▼

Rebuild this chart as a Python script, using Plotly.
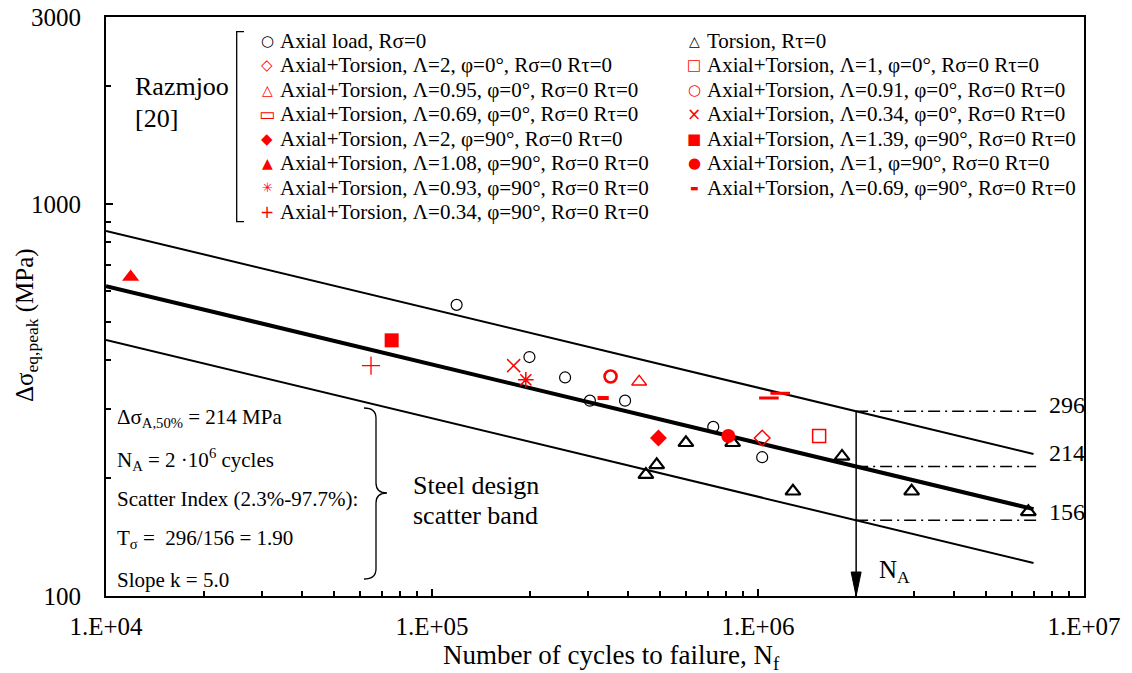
import math
import plotly.graph_objects as go

# ---------------- data ----------------
axial_N = [1.19e5, 1.99e5, 2.56e5, 3.05e5, 3.91e5, 7.29e5, 1.03e6]
axial_S = [553, 407, 361, 315, 315, 270, 226]

torsion_N = [4.53e5, 4.89e5, 6.01e5, 8.36e5, 1.28e6, 1.81e6, 2.96e6, 6.75e6]
torsion_S = [204, 216, 246, 246, 185, 227, 185, 164]

at_l2_p0_N = [1.03e6]
at_l2_p0_S = [253]
at_l095_p0_N = [4.32e5]
at_l095_p0_S = [352]
at_l069_p0_N = [1.08e6, 1.17e6]
at_l069_p0_S = [320, 329]
at_l2_p90_N = [4.95e5]
at_l2_p90_S = [253]
at_l108_p90_N = [1.19e4]
at_l108_p90_S = [651]
at_l093_p90_N = [1.94e5]
at_l093_p90_S = [356]
at_l034_p90_N = [6.5e4]
at_l034_p90_S = [387]
at_l1_p0_N = [1.54e6]
at_l1_p0_S = [256]
at_l091_p0_N = [3.53e5]
at_l091_p0_S = [363]
at_l034_p0_N = [1.78e5]
at_l034_p0_S = [387]
at_l139_p90_N = [7.52e4]
at_l139_p90_S = [449]
at_l1_p90_N = [8.11e5]
at_l1_p90_S = [256]
at_l069_p90_N = [3.35e5]
at_l069_p90_S = [320]

# design scatter band (values printed on the chart)
N_A = 2e6
slope_k = 5.0
band_levels = [296, 214, 156]        # 2.3 %, 50 %, 97.7 %
band_N = [1.0e4, 7.0e6]
dashdot_N = [2.0e6, 7.2e6]

x_tick_vals = [1e4, 1e5, 1e6, 1e7]
x_tick_text = ["1.E+04", "1.E+05", "1.E+06", "1.E+07"]
x_minor_vals = [m * 10 ** e for e in (4, 5, 6) for m in range(2, 10)]
y_tick_vals = [100, 1000, 3000]
y_tick_text = ["100", "1000", "3000"]
y_minor_vals = [200, 300, 400, 500, 600, 700, 800, 900, 2000]

legend_col1 = [
    "Axial load, Rσ=0",
    "Axial+Torsion, Λ=2, φ=0°, Rσ=0 Rτ=0",
    "Axial+Torsion, Λ=0.95, φ=0°, Rσ=0 Rτ=0",
    "Axial+Torsion, Λ=0.69, φ=0°, Rσ=0 Rτ=0",
    "Axial+Torsion, Λ=2, φ=90°, Rσ=0 Rτ=0",
    "Axial+Torsion, Λ=1.08, φ=90°, Rσ=0 Rτ=0",
    "Axial+Torsion, Λ=0.93, φ=90°, Rσ=0 Rτ=0",
    "Axial+Torsion, Λ=0.34, φ=90°, Rσ=0 Rτ=0",
]
legend_col2 = [
    "Torsion, Rτ=0",
    "Axial+Torsion, Λ=1, φ=0°, Rσ=0 Rτ=0",
    "Axial+Torsion, Λ=0.91, φ=0°, Rσ=0 Rτ=0",
    "Axial+Torsion, Λ=0.34, φ=0°, Rσ=0 Rτ=0",
    "Axial+Torsion, Λ=1.39, φ=90°, Rσ=0 Rτ=0",
    "Axial+Torsion, Λ=1, φ=90°, Rσ=0 Rτ=0",
    "Axial+Torsion, Λ=0.69, φ=90°, Rσ=0 Rτ=0",
]

# ---------------- layout helpers ----------------
FIG_W, FIG_H = 1132, 673
ML, MR, MT, MB = 106, 48, 17, 77
PW = FIG_W - ML - MR
PH = FIG_H - MT - MB


def pxx(p):
    return (p - ML) / PW


def pxy(p):
    return (FIG_H - MB - p) / PH


SERIF = "Liberation Serif, Times New Roman, serif"
SYMF = "DejaVu Sans, sans-serif"
RED = "#FF0000"
BLK = "#000000"

fig = go.Figure()

# scatter band lines
for lvl, w in zip(band_levels, [2, 4, 2]):
    fig.add_trace(go.Scatter(
        x=band_N, y=[lvl * (N_A / n) ** (1 / slope_k) for n in band_N],
        mode="lines", line=dict(color=BLK, width=w), showlegend=False,
        hoverinfo="skip"))
for lvl in band_levels:
    fig.add_trace(go.Scatter(
        x=dashdot_N, y=[lvl, lvl], mode="lines",
        line=dict(color=BLK, width=1.5, dash="12px,5px,2px,5px"),
        showlegend=False, hoverinfo="skip"))
# N_A arrow shaft
fig.add_trace(go.Scatter(
    x=[N_A, N_A], y=[band_levels[0], 112], mode="lines",
    line=dict(color=BLK, width=1.5), showlegend=False, hoverinfo="skip"))

series = [
    (axial_N, axial_S, "circle-open", 11, BLK, 1.2),
    (torsion_N, torsion_S, "triangle-up-open", 13, BLK, 2.2),
    (at_l2_p0_N, at_l2_p0_S, "diamond-open", 12, RED, 1.5),
    (at_l095_p0_N, at_l095_p0_S, "triangle-up-open", 13, RED, 1.3),
    (at_l069_p0_N, at_l069_p0_S, "line-ew-open", 14, RED, 3),
    (at_l2_p90_N, at_l2_p90_S, "diamond", 13, RED, 0),
    (at_l108_p90_N, at_l108_p90_S, "triangle-up", 15, RED, 0),
    (at_l093_p90_N, at_l093_p90_S, "asterisk-open", 13, RED, 1.5),
    (at_l034_p90_N, at_l034_p90_S, "cross-thin-open", 13, RED, 1.3),
    (at_l1_p0_N, at_l1_p0_S, "square-open", 13, RED, 1.5),
    (at_l091_p0_N, at_l091_p0_S, "circle-open", 12, RED, 2.6),
    (at_l034_p0_N, at_l034_p0_S, "x-thin-open", 13, RED, 1.5),
    (at_l139_p90_N, at_l139_p90_S, "square", 14, RED, 0),
    (at_l1_p90_N, at_l1_p90_S, "circle", 14, RED, 0),
    (at_l069_p90_N, at_l069_p90_S, "line-ew-open", 8, RED, 4),
]
for xs, ys, sym, size, col, lw in series:
    if sym.endswith("-open"):
        marker = dict(symbol=sym, size=size, color=col, line=dict(color=col, width=lw))
    else:
        marker = dict(symbol=sym, size=size, color=col, line=dict(width=0))
    fig.add_trace(go.Scatter(x=xs, y=ys, mode="markers", marker=marker,
                             showlegend=False, cliponaxis=False))

ann = []

# legend (text + symbol glyphs)
glyphs1 = [("○", BLK, 15, False), ("◇", RED, 15, False), ("△", RED, 14, False),
           ("▭", RED, 17, False), ("◆", RED, 15, False), ("▲", RED, 14, False),
           ("✳", RED, 13, False), ("+", RED, 17, False)]
glyphs2 = [("△", BLK, 14, True), ("□", RED, 15, False), ("○", RED, 15, True),
           ("×", RED, 17, False), ("■", RED, 15, False), ("●", RED, 15, False),
           ("▬", RED, 9, False)]
row_y = [40.7 + 24.5 * i for i in range(8)]
for col_labels, col_glyphs, gx, tx in [(legend_col1, glyphs1, 267, 278),
                                       (legend_col2, glyphs2, 694, 705)]:
    for i, (lab, (g, c, fs, bold)) in enumerate(zip(col_labels, col_glyphs)):
        ann.append(dict(x=pxx(tx), y=pxy(row_y[i]), xref="paper", yref="paper",
                        text=lab, showarrow=False, xanchor="left", yanchor="middle",
                        font=dict(family=SERIF, size=21, color=BLK)))
        ann.append(dict(x=pxx(gx), y=pxy(row_y[i]), xref="paper", yref="paper",
                        text=("<b>%s</b>" % g) if bold else g, showarrow=False,
                        xanchor="center", yanchor="middle",
                        font=dict(family=SYMF, size=fs, color=c)))

# Razmjoo [20]
ann.append(dict(x=pxx(133), y=pxy(87), xref="paper", yref="paper", text="Razmjoo",
                showarrow=False, xanchor="left", yanchor="middle",
                font=dict(family=SERIF, size=26, color=BLK)))
ann.append(dict(x=pxx(133), y=pxy(118), xref="paper", yref="paper", text="[20]",
                showarrow=False, xanchor="left", yanchor="middle",
                font=dict(family=SERIF, size=26, color=BLK)))

# left info block
info_lines = ["Δσ<sub>A,50%</sub> = 214 MPa",
              "N<sub>A</sub> = 2 ·10<sup>6</sup> cycles",
              "Scatter Index (2.3%-97.7%):",
              "T<sub>σ</sub> =  296/156 = 1.90",
              "Slope k = 5.0"]
for t, yy in zip(info_lines, [418, 459, 499, 539, 580]):
    ann.append(dict(x=pxx(115), y=pxy(yy), xref="paper", yref="paper", text=t,
                    showarrow=False, xanchor="left", yanchor="middle",
                    font=dict(family=SERIF, size=21, color=BLK)))

for t, yy in zip(["Steel design", "scatter band"], [485, 515]):
    ann.append(dict(x=pxx(411), y=pxy(yy), xref="paper", yref="paper", text=t,
                    showarrow=False, xanchor="left", yanchor="middle",
                    font=dict(family=SERIF, size=26, color=BLK)))

# band level labels
for lvl, yy in zip(band_levels, [405, 453, 512]):
    ann.append(dict(x=pxx(1047), y=pxy(yy), xref="paper", yref="paper", text=str(lvl),
                    showarrow=False, xanchor="left", yanchor="middle",
                    font=dict(family=SERIF, size=24, color=BLK)))

# N_A label
ann.append(dict(x=pxx(877), y=pxy(571), xref="paper", yref="paper", text="N<sub>A</sub>",
                showarrow=False, xanchor="left", yanchor="middle",
                font=dict(family=SERIF, size=25, color=BLK)))

# axis titles
ann.append(dict(x=pxx(611), y=pxy(657), xref="paper", yref="paper",
                text="Number of cycles to failure, N<sub>f</sub>", showarrow=False,
                xanchor="center", yanchor="middle",
                font=dict(family=SERIF, size=27, color=BLK)))
ann.append(dict(x=pxx(26), y=pxy(325), xref="paper", yref="paper",
                text="Δσ<sub>eq,peak</sub> (MPa)", showarrow=False, textangle=-90,
                xanchor="center", yanchor="middle",
                font=dict(family=SERIF, size=25, color=BLK)))


def path_from(points):
    d = ""
    for cmd, pts in points:
        d += cmd + " " + " ".join("%.5f,%.5f" % (pxx(a), pxy(b)) for a, b in pts) + " "
    return d.strip()


arrow_x = (math.log10(N_A) - 4) / 3   # paper position of N_A on the log axis
shapes = [
    # left bracket of legend
    dict(type="path", xref="paper", yref="paper",
         path=path_from([("M", [(244, 31.7)]), ("L", [(236.7, 31.7)]),
                         ("L", [(236.7, 221.7)]), ("L", [(244, 221.7)])]),
         line=dict(color=BLK, width=1.3)),
    # right brace of info block
    dict(type="path", xref="paper", yref="paper",
         path=path_from([("M", [(364, 408)]), ("Q", [(376, 408), (376, 418)]),
                         ("L", [(376, 483)]), ("Q", [(376, 493), (387, 493)]),
                         ("Q", [(376, 493), (376, 503)]), ("L", [(376, 569)]),
                         ("Q", [(376, 579), (364, 579)])]),
         line=dict(color=BLK, width=1.3)),
    # arrow head at N_A
    dict(type="path", xref="paper", yref="paper",
         path="M %.5f,%.5f L %.5f,%.5f L %.5f,%.5f Z" % (
             arrow_x - 5 / PW, 24 / PH, arrow_x + 5 / PW, 24 / PH, arrow_x, 0.0),
         fillcolor=BLK, line=dict(color=BLK, width=1)),
]

axis_common = dict(type="log", showgrid=False, zeroline=False, showline=True,
                   linecolor=BLK, linewidth=2, mirror=True, ticks="inside",
                   ticklen=7, tickwidth=1.5, tickcolor=BLK, automargin=False,
                   tickfont=dict(family=SERIF, size=25, color=BLK))

fig.update_layout(
    width=FIG_W, height=FIG_H,
    margin=dict(l=ML, r=MR, t=MT, b=MB, autoexpand=False),
    paper_bgcolor="white", plot_bgcolor="white",
    showlegend=False,
    xaxis=dict(range=[4, 7], tickmode="array", tickvals=x_tick_vals,
               ticktext=x_tick_text, ticklabelstandoff=7,
               minor=dict(tickmode="array", tickvals=x_minor_vals, ticks="inside",
                          ticklen=5, tickwidth=1.5, tickcolor=BLK),
               **axis_common),
    yaxis=dict(range=[2, math.log10(3000)], tickmode="array", tickvals=y_tick_vals,
               ticktext=y_tick_text, ticklabelstandoff=18,
               minor=dict(tickmode="array", tickvals=y_minor_vals, ticks="inside",
                          ticklen=5, tickwidth=1.5, tickcolor=BLK),
               **axis_common),
    annotations=ann,
    shapes=shapes,
)

fig.write_html("out.html", config={"displayModeBar": False},
               post_script="document.body.style.margin='0';"
                           "document.body.style.overflow='hidden';")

▲

[Stated goal]
Find each line that has the word "chart", then copy it out.

[Output]
Rebuild this chart as a Python script, using Plotly.
# design scatter band (values printed on the chart)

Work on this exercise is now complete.